Skills Can Use Other Skills
Just like a sales manager pulls in different playbooks depending on the situation, skills can reference and build on other skills.
In the pipeline example above, instead of rewriting the logic for scoring deal risk or calculating coverage ratios, you simply reference those existing skills. The AI knows to apply them as part of the larger workflow.
This keeps individual skills focused and reusable. A deal risk scoring skill used in a pipeline summary can be the same one used in a QBR prep skill or an account health review.
To reference another skill, reference the skill by name in your current skill.

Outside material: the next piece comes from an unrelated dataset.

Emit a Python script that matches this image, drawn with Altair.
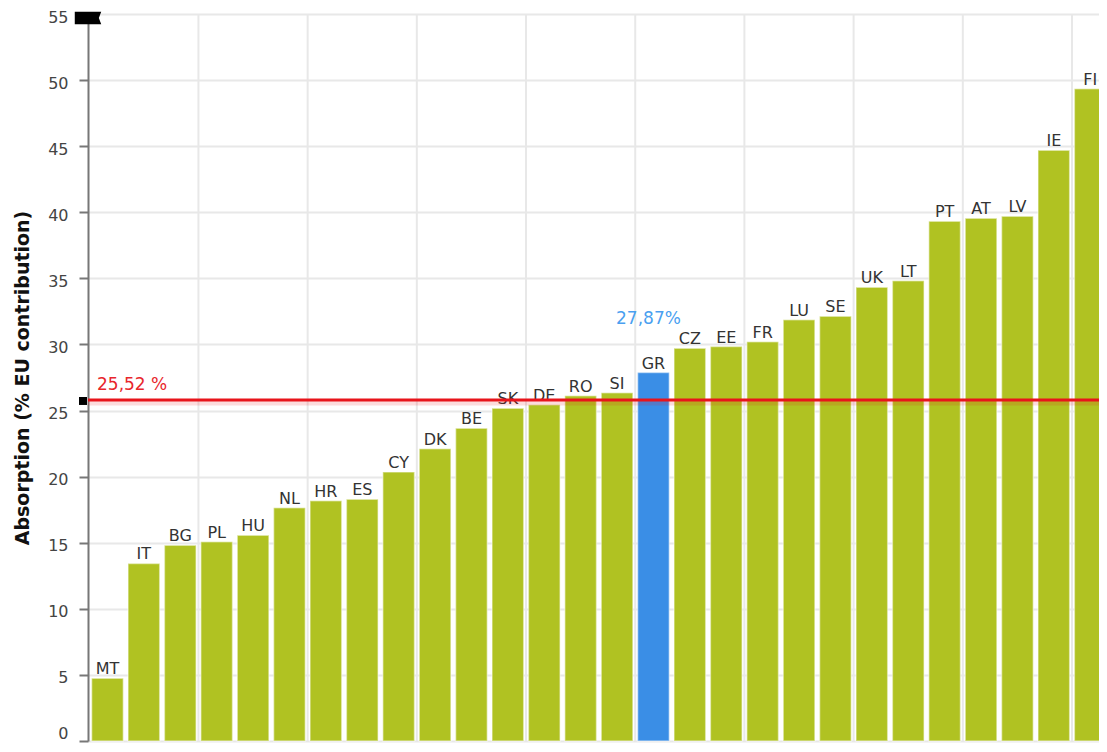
import altair as alt
import pandas as pd

countries = ["MT", "IT", "BG", "PL", "HU", "NL", "HR", "ES", "CY", "DK", "BE", "SK", "DE", "RO",
             "SI", "GR", "CZ", "EE", "FR", "LU", "SE", "UK", "LT", "PT", "AT", "LV", "IE", "FI"]
absorption = [4.75, 13.43, 14.8, 15.07, 15.57, 17.64, 18.17, 18.29, 20.35, 22.11, 23.67, 25.18, 25.43, 26.11,
              26.34, 27.87, 29.71, 29.84, 30.21, 31.87, 32.13, 34.32, 34.82, 39.32, 39.55, 39.7, 44.7, 49.34]
highlight = "GR"
highlight_label = "27,87%"
average_value = 25.8
average_label = "25,52 %"
y_ticks = [0, 5, 10, 15, 20, 25, 30, 35, 40, 45, 50, 55]
tick_countries = countries[::3]
grid_countries = countries[3::3]
y_title = "Absorption (% EU contribution)"

W, H = 1021.7, 727
FONT = "DejaVu Sans"

df = pd.DataFrame({"country": countries, "value": absorption})
df["hl"] = df["country"] == highlight
grid_df = pd.DataFrame({"country": grid_countries})
avg_df = pd.DataFrame({"value": [average_value], "label": [average_label]})
hl_df = df[df["hl"]].copy()
hl_df["label"] = highlight_label
top_df = pd.DataFrame({"value": [y_ticks[-1]]})

x_scale = alt.Scale(domain=countries, paddingInner=0.13, paddingOuter=0.1)
y_scale = alt.Scale(domain=[0, 55], nice=False)

y_axis = alt.Axis(values=y_ticks, title=y_title, titleFont=FONT, titleFontSize=19, titleFontWeight="bold",
                  titleColor="#111111", titleX=-66, titleY=H / 2, titleAngle=270, titleAlign="center",
                  titleBaseline="middle", labelFont=FONT, labelFontSize=16, labelColor="#444444",
                  labelPadding=11,
                  labelOffset=alt.condition("datum.value == 0", alt.value(-8), alt.value(3)),
                  tickSize=9, tickWidth=2, tickColor="#777777",
                  domainColor="#777777", domainWidth=2, gridColor="#e8e8e8", gridWidth=2)
x_axis = alt.Axis(values=tick_countries, labels=False, title=None, grid=False, tickSize=6, tickWidth=2,
                  tickColor="#777777", domainColor="#aaaaaa", domainWidth=2)

vgrid = alt.Chart(grid_df).mark_rule(color="#e8e8e8", strokeWidth=2).encode(
    x=alt.X("country:N", scale=x_scale, bandPosition=0, axis=None),
    xOffset=alt.value(-2.4),
    y=alt.value(0), y2=alt.value(H))

bars = alt.Chart(df).mark_bar(stroke="white", strokeOpacity=0.45, strokeWidth=1.5).encode(
    x=alt.X("country:N", scale=x_scale, axis=x_axis, sort=countries),
    y=alt.Y("value:Q", scale=y_scale, axis=y_axis),
    color=alt.condition(alt.datum.hl, alt.value("#3a8ee6"), alt.value("#b0c222")))

labels = alt.Chart(df).mark_text(font=FONT, fontSize=16, color="#333333", baseline="bottom", dy=-1).encode(
    x=alt.X("country:N", scale=x_scale), y=alt.Y("value:Q", scale=y_scale), text="country:N")

band = alt.Chart(avg_df).mark_rule(color="#e8141b", opacity=0.15, strokeWidth=5).encode(
    y=alt.Y("value:Q", scale=y_scale), yOffset=alt.value(3))
line = alt.Chart(avg_df).mark_rule(color="#e8141b", strokeWidth=3).encode(y=alt.Y("value:Q", scale=y_scale))
avg_text = alt.Chart(avg_df).mark_text(font=FONT, fontSize=17, color="#e8262c", align="left",
                                       baseline="bottom", dx=9, dy=-6).encode(
    x=alt.value(0), y=alt.Y("value:Q", scale=y_scale), text="label:N")
marker = alt.Chart(avg_df).mark_point(shape="square", filled=True, color="black", size=64, opacity=1).encode(
    x=alt.value(-5), y=alt.Y("value:Q", scale=y_scale), yOffset=alt.value(1))

hl_text = alt.Chart(hl_df).mark_text(font=FONT, fontSize=17, color="#4a9ff0", baseline="bottom",
                                     dx=-5, dy=-45).encode(
    x=alt.X("country:N", scale=x_scale), y=alt.Y("value:Q", scale=y_scale), text="label:N")

flag = alt.Chart(top_df).mark_point(shape="M-1,-0.47L1,-0.47L0.82,0L1,0.47L-1,0.47Z", filled=True,
                                    color="black", size=700, opacity=1).encode(
    x=alt.value(0), y=alt.Y("value:Q", scale=y_scale), yOffset=alt.value(4))

chart = alt.layer(vgrid, bars, labels, band, line, avg_text, hl_text, marker, flag).properties(
    width=W, height=H, autosize=alt.AutoSizeParams(type="none"),
    padding={"left": 80, "top": 6, "right": -10.7, "bottom": 3},
    background="white").configure_view(stroke=None)

chart.save("out.html", embed_options={"renderer": "svg", "actions": False})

The more clearly you name and describe those referenced skills, the better the results.
Tips for better results
A few things that consistently improve output quality:
Be explicit about the output format. Don’t just say “write a summary” — specify length, structure, tone, and what to exclude. Sales leaders and reps consume information differently; a field rep wants a short email, a VP wants a crisp table.
Define your inputs clearly. If the AI doesn’t know what data to expect, it will make assumptions. List every field it should look for, and note what to do if something is missing (“if close date is blank, flag the deal as incomplete”).
Include an example when the task is nuanced. For something like a cold outreach email or a competitive battlecard, showing one good example inside the skill dramatically anchors the output.
Add edge case handling. What should the skill do if a deal has no next step logged? If a prospect’s industry isn’t recognized? Anticipating gaps in the data leads to much cleaner results.
Keep one skill to one job. If you find yourself writing a skill that does five different things, split it up. Focused skills are easier to maintain, easier to reuse, and tend to produce sharper outputs.
Writing a Great Skill Description
The description is how people find and understand your skill — it lives in the skill library and shows up in search. A good description does three things: explains what the skill does, signals when to use it, and sets expectations on output.
Here’s what to include:
Lead with the outcome, not the process. “Generates a personalized follow-up email after a discovery call” is more useful than “Takes call notes and writes an email.”
Mention the trigger. When should someone reach for this skill? Include phrases that match how people naturally describe the task — “after a discovery call,” “before a QBR,” “when a deal goes stale.”
Note any key inputs or dependencies. If the skill requires specific data (a CRM export, a call transcript, a competitor name), say so upfront so people aren’t surprised.
Flag what it doesn’t do. If your pipeline summary skill covers new business but not renewals, say that. It saves confusion and builds trust in the tool.
Keep it under 500 characters for the short description. You can add more detail in the full skill file, but the card-level description should be scannable in seconds.